■ **Problem**: Filter the records for lines holding the string "this".

■ **Extracted records**:

■ ■ ■ ■

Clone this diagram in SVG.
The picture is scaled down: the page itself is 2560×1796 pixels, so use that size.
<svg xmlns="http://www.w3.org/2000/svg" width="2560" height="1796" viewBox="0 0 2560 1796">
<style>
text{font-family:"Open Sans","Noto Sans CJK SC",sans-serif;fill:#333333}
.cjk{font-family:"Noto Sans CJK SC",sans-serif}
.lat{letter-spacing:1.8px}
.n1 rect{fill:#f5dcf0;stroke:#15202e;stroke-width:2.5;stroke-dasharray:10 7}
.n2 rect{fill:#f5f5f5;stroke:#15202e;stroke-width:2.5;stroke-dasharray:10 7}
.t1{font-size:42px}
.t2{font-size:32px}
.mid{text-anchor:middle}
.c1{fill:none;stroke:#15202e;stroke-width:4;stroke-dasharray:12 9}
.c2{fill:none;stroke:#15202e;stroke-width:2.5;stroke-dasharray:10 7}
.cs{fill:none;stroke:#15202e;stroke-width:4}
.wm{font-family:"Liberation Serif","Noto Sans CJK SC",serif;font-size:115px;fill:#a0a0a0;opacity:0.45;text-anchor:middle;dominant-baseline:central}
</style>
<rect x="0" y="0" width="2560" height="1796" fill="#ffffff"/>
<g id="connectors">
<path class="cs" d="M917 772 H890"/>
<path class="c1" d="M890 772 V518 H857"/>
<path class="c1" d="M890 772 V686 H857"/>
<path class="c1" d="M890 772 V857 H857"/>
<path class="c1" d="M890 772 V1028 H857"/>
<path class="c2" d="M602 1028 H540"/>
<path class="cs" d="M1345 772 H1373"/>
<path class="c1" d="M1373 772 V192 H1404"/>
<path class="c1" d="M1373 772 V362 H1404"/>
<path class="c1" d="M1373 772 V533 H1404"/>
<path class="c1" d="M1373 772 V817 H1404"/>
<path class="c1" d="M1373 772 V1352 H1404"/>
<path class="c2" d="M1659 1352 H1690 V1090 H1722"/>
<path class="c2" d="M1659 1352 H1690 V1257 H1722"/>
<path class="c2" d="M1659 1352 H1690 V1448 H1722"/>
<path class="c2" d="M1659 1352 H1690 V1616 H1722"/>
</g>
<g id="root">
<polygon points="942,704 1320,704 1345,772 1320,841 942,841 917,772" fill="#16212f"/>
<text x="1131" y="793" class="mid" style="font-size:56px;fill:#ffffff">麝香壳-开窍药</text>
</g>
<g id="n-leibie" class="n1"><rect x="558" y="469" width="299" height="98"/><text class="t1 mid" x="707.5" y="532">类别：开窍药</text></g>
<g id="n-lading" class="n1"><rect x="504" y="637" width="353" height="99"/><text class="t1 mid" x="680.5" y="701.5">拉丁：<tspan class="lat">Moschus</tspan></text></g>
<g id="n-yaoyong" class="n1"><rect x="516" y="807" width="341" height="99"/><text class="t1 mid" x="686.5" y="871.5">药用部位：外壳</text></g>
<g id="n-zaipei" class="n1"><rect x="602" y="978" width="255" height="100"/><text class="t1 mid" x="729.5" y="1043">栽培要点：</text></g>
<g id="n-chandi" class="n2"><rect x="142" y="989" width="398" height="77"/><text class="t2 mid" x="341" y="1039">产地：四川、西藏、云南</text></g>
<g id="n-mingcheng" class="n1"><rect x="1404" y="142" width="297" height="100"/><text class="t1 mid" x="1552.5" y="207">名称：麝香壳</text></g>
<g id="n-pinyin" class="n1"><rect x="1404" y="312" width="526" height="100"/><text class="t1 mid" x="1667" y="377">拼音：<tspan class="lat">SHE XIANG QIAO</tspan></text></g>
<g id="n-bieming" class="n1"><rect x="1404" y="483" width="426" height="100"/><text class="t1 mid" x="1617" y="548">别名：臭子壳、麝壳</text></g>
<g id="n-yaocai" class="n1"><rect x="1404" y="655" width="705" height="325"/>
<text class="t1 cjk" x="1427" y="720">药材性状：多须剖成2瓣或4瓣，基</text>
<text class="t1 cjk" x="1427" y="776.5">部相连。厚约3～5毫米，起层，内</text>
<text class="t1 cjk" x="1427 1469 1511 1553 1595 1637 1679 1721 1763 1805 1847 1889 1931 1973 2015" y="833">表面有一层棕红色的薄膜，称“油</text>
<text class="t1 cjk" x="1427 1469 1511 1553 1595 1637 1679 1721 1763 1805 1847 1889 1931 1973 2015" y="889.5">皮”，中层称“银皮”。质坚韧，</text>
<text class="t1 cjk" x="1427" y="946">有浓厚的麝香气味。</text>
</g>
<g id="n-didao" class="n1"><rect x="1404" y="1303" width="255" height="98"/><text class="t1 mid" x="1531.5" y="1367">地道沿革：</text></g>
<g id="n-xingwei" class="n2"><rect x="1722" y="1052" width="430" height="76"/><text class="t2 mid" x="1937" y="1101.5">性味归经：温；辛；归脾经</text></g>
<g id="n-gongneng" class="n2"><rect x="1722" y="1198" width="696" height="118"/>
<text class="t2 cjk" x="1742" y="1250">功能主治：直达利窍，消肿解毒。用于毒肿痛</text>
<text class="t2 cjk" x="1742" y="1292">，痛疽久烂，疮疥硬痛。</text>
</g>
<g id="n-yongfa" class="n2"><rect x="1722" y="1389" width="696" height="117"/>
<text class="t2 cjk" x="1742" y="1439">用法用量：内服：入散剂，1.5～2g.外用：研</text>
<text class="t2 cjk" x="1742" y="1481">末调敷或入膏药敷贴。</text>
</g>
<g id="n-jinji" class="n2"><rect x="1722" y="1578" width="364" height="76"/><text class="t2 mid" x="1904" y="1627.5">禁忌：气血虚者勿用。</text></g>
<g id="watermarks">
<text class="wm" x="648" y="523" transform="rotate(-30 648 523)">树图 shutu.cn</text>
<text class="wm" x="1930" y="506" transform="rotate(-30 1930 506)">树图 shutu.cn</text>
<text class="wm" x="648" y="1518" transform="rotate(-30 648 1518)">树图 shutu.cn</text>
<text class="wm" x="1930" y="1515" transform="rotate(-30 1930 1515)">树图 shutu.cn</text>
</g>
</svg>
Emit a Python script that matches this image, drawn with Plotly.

■ ■ ■ ■

■ **Response to the exercise**:
Clone this diagram in SVG.
Emit a Python script that matches this image, drawn with Plotly.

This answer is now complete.